The posts describe how standards in STEM (science, technology, engineering, and math) fields are being lowered specifically to accommodate women. In Williams’ words, “males outperform females at the highest levels of math; however, males are overrepresented at the lowest levels of math competence.” This alleged lowering of standards is “threatening innovation and American competitiveness,” Williams said.

Not every degree-seeking student across the country received the same education growing up. The quality of high-school education in the U.S. varies based on location, school funding and faculty support. Schools with a greater number of White students tend to get more funding than those with more students of color.

According to the Brookings Institution, “In contrast to European and Asian nations that fund schools centrally and equally, the wealthiest 10 percent of U.S. school districts spend nearly 10 times more than the poorest 10 percent, and spending ratios of 3 to 1 are common within states.”

One Mason faculty member, who will go by the pseudonym Sarah, described it as a “domino effect.”

“High schools with different education levels result in lower college standards, but even if you don’t get the same education level as a wealthy Caucasian person, it does not mean that you also shouldn’t go to college,” Sarah said.

However, Williams believes that too much diversity can lead to people of different races reverting into their own groups, creating a racially segregated atmosphere.

“[Mason’s] ‘Black Freshman Orientation,’ held Aug. 25 and advertised as an opportunity for students to learn more about the black community at [the university],” he wrote. “[Mason] is not alone in promoting separation in the name of diversity and inclusion.

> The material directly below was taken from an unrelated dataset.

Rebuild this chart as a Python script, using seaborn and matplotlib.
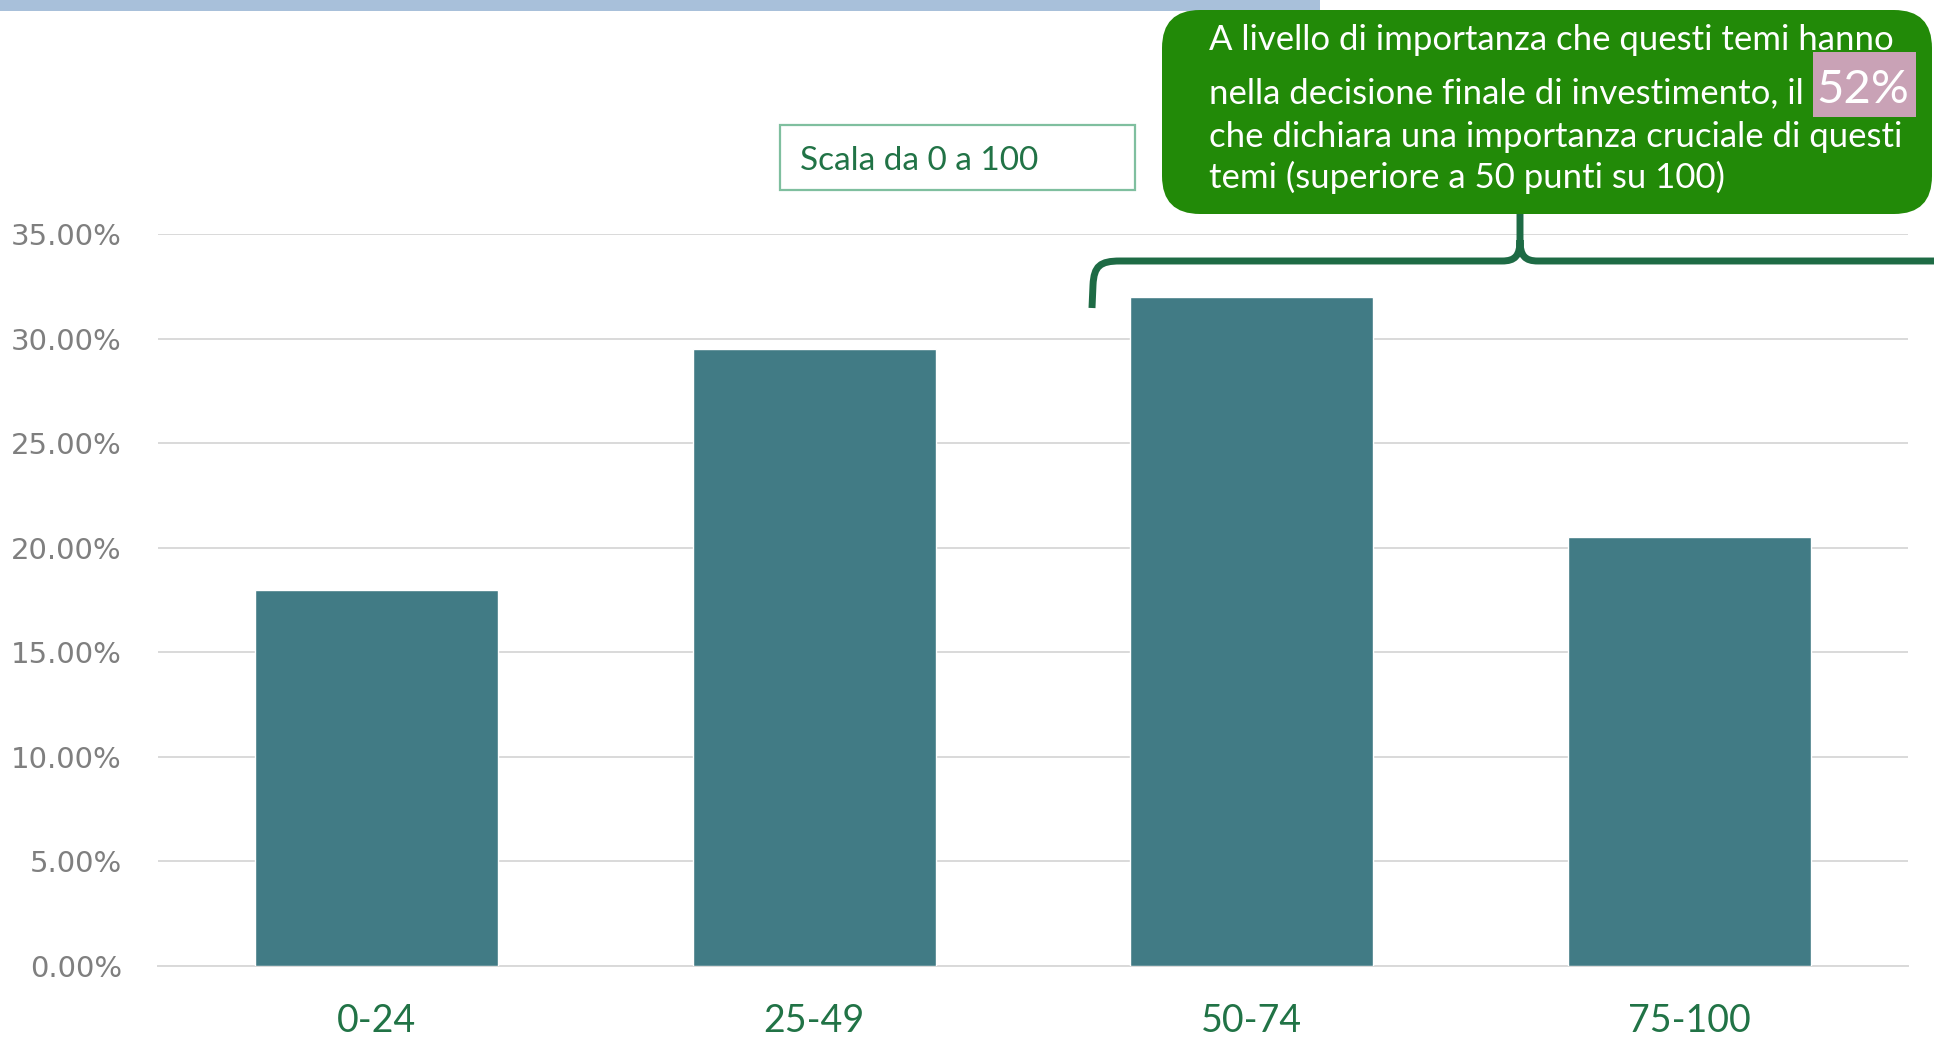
import matplotlib
matplotlib.use("Agg")
import matplotlib.pyplot as plt
import matplotlib.transforms as mtransforms
from matplotlib.patches import FancyBboxPatch, Rectangle, PathPatch
from matplotlib.path import Path
from matplotlib.ticker import FuncFormatter
import seaborn as sns
import pandas as pd

# Distribution of importance scores (share of respondents)
categories = ["0-24", "25-49", "50-74", "75-100"]
shares = [0.180, 0.295, 0.320, 0.205]
yticks = [0.00, 0.05, 0.10, 0.15, 0.20, 0.25, 0.30, 0.35]

callout_lines = [
    "A livello di importanza che questi temi hanno",
    "nella decisione finale di investimento, il ",
    "che dichiara una importanza cruciale di questi",
    "temi (superiore a 50 punti su 100)",
]
highlight = "52%"
scale_note = "Scala da 0 a 100"

BAR = "#417B85"
GRID = "#D9D9D9"
DARK_GREEN = "#217346"
CALLOUT = "#228A08"
PINK = "#C9A2B6"
TOPBAR = "#A8C0DA"

sns.set_theme(style="white")
plt.rcParams["font.family"] = ["DejaVu Sans"]

W, H = 1934, 1038
fig = plt.figure(figsize=(W / 100, H / 100), dpi=100)
fig.patch.set_facecolor("white")

# pixel coordinates, origin at the top-left corner
px = mtransforms.Affine2D().scale(1 / W, -1 / H).translate(0, 1) + fig.transFigure

ax = fig.add_axes([158 / W, 72 / H, 1750 / W, 732 / H])
df = pd.DataFrame({"range": categories, "share": shares})
sns.barplot(data=df, x="range", y="share", color=BAR, saturation=1,
            width=0.555, ax=ax, zorder=3)

ax.set_xlim(-0.5, len(categories) - 0.5)
ax.set_ylim(0, 0.35)
ax.set_yticks(yticks)
ax.yaxis.set_major_formatter(FuncFormatter(lambda v, _: f"{v * 100:.2f}%"))
ax.grid(axis="y", color=GRID, linewidth=1.4, zorder=0)
ax.grid(axis="x", visible=False)
ax.set_axisbelow(True)
for side in ["top", "right", "left"]:
    ax.spines[side].set_visible(False)
ax.spines["bottom"].set_color(GRID)
ax.spines["bottom"].set_linewidth(1.4)
ax.set_xlabel("")
ax.set_ylabel("")
ax.tick_params(axis="y", length=0, pad=26, labelsize=21, labelcolor="#7F7F7F")
ax.tick_params(axis="x", length=0, pad=27, labelsize=27, labelcolor=DARK_GREEN)
for lbl in ax.get_xticklabels():
    lbl.set_fontfamily("Lato")
ax.patch.set_alpha(0)

# thin header band
fig.patches.append(Rectangle((0, 0), 1320, 11, transform=px, facecolor=TOPBAR,
                             edgecolor="none", zorder=1))

# scale note box
fig.patches.append(Rectangle((780, 125), 355, 65, transform=px, facecolor="white",
                             edgecolor="#7FBF9F", linewidth=1.6, zorder=2))
fig.text(800 / W, 1 - 170 / H, scale_note, fontsize=24, family="Lato",
         color=DARK_GREEN, va="baseline", ha="left", zorder=3)

# callout bubble
fig.patches.append(FancyBboxPatch((1162, 10), 770, 204, transform=px,
                                  boxstyle="round,pad=0,rounding_size=38",
                                  facecolor=CALLOUT, edgecolor="none", zorder=4))
baselines = [50, 103, 147, 188]
for text, yb in zip(callout_lines, baselines):
    fig.text(1209 / W, 1 - yb / H, text, fontsize=25, family="Lato",
             color="white", va="baseline", ha="left", zorder=5)

fig.patches.append(Rectangle((1813, 52), 103, 65, transform=px, facecolor=PINK,
                             edgecolor="none", zorder=5))
fig.text(1863 / W, 1 - 103 / H, highlight, fontsize=34, family="Lato",
         color="white", va="baseline", ha="center", zorder=6)

# curly brace linking the callout to the upper ranges
verts = [
    (1092, 308), (1093, 285),
    (1094, 266), (1100, 261), (1120, 261),
    (1502, 261),
    (1515, 261), (1520, 256), (1520, 240),
    (1520, 213),
    (1520, 240),
    (1520, 256), (1525, 261), (1538, 261),
    (1960, 261),
]
codes = [Path.MOVETO, Path.LINETO,
         Path.CURVE4, Path.CURVE4, Path.CURVE4,
         Path.LINETO,
         Path.CURVE4, Path.CURVE4, Path.CURVE4,
         Path.LINETO,
         Path.MOVETO,
         Path.CURVE4, Path.CURVE4, Path.CURVE4,
         Path.LINETO]
fig.patches.append(PathPatch(Path(verts, codes), transform=px, fill=False,
                             edgecolor="#1E6B45", linewidth=5, zorder=3,
                             capstyle="butt", joinstyle="round"))

fig.savefig("out.png", dpi=100, facecolor="white")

Harvard, Yale, UCLA and many other universities, including [Mason], have black graduation ceremonies. …

“I’m sure that if white students demanded a whites-only dormitory or whites-only graduation ceremonies, the university community would be outraged,” he continued, rejecting the different contexts created by centuries of racist oppression.

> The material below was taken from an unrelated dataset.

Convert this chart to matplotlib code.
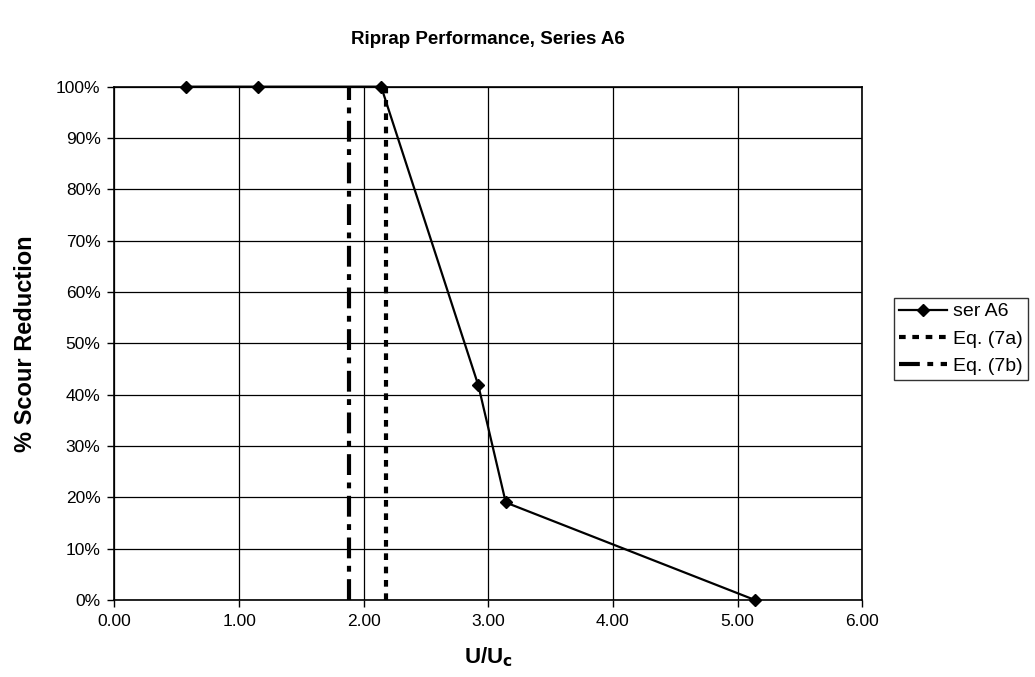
import matplotlib
matplotlib.use("Agg")
import matplotlib.pyplot as plt
from matplotlib.ticker import FuncFormatter

plt.rcParams['font.family'] = ['Liberation Sans', 'DejaVu Sans']

ser_x = [0.57, 1.15, 2.14, 2.92, 3.14, 5.14]
ser_y = [100, 100, 100, 41.8, 19.0, 0]
eq7a_x = [2.18, 2.18]
eq7a_y = [0, 100]
eq7b_x = [1.88, 1.88]
eq7b_y = [0, 100]
x_ticks = [0, 1, 2, 3, 4, 5, 6]
y_ticks = [0, 10, 20, 30, 40, 50, 60, 70, 80, 90, 100]

fig = plt.figure(figsize=(10.35, 6.77), dpi=100)
ax = fig.add_axes([0.1106, 0.1137, 0.7224, 0.7583])

ax.plot(ser_x, ser_y, color='black', lw=1.6, marker='D', ms=6, label='ser A6', zorder=5, clip_on=False)
ax.plot(eq7a_x, eq7a_y, color='black', lw=3, linestyle=(0, (1.6, 1.6)), label='Eq. (7a)', zorder=4)
ax.plot(eq7b_x, eq7b_y, color='black', lw=3, linestyle=(0, (5, 1.8, 1.4, 1.8)), label='Eq. (7b)', zorder=4)

ax.set_xlim(0, 6)
ax.set_ylim(0, 100)
ax.set_xticks(x_ticks)
ax.set_yticks(y_ticks)
ax.xaxis.set_major_formatter(FuncFormatter(lambda v, p: f"{v:.2f}"))
ax.yaxis.set_major_formatter(FuncFormatter(lambda v, p: f"{v:.0f}%"))
ax.grid(True, color='black', lw=0.9)
ax.set_axisbelow(True)
for s in ax.spines.values():
    s.set_color('black')
    s.set_linewidth(1.2)
ax.tick_params(direction='out', length=5, width=1, labelsize=12.5, pad=5)

ax.set_title('Riprap Performance, Series A6', fontsize=13.5, fontweight='bold', pad=31)
ax.set_ylabel('% Scour Reduction', fontsize=17, fontweight='bold')
ax.yaxis.set_label_coords(-0.104, 0.5)
ax.set_xlabel('U/U$_\\mathbf{c}$', fontsize=16, fontweight='bold')
ax.xaxis.set_label_coords(0.5, -0.088)

leg = fig.legend(loc='upper left', bbox_to_anchor=(894/1035, 1 - 298/677), frameon=True,
                 fancybox=False, edgecolor='black', fontsize=14, handlelength=2.5,
                 borderpad=0.25, labelspacing=0.5, handletextpad=0.3, borderaxespad=0)
leg.get_frame().set_linewidth(1)

fig.savefig('out.png', dpi=100, facecolor='white')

“Some weak-minded administrators might make the argument that having black-only activities and facilities is welcoming and might make black students feel more comfortable,” wrote Professor Williams.

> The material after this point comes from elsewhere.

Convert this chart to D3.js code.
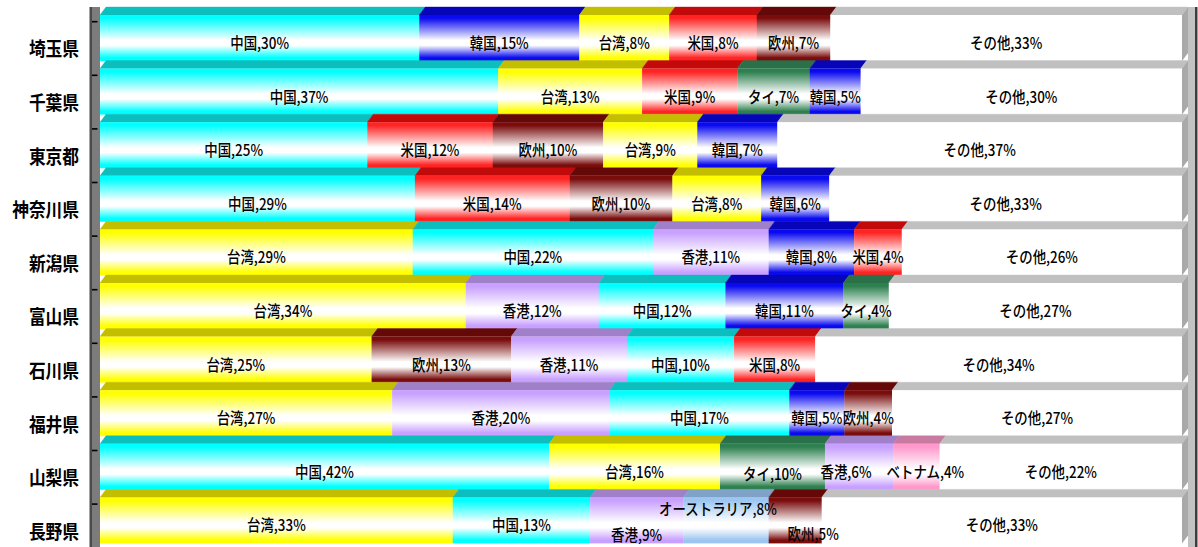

Some organizations at Mason argue that diversity brings together people from various backgrounds and is a strength.

“Honors College Multicultural Alliance (HCMA) … seeks to bring diverse communities inside (and outside) the Honors College together,” Taija Miller, the organization’s president, said.

“Having somewhere where there are other minorities [seeking] fellowship, resources, empowerment, and education … is our main goal. I believe that Mason is very diverse, but not everyone connects together to form one big community. This is something our organization tries to do, to have inclusion with all diverse individuals on campus.”

Another student organization, the Arab Student Association (ASA), commented on the issue as well. “Imagine, it can only feel refreshing to belong to a [multicultural] organization that understands your culture and is inclusive of anyone who claims to be part of that culture regardless of other identities that a member may also possess, like race, religion, and sexual orientation,” Tamer Hosein, treasurer of ASA, said.

“Mason is a school of integrity, and what better way to show future students and their families that we put in the effort to take care of our neighbors? If there [is] strength in numbers, then multicultural organizations will serve as a vehicle for that phrase.”

Neither Walter Williams nor the Office of Diversity, Inclusion, and Multicultural Education responded for comment.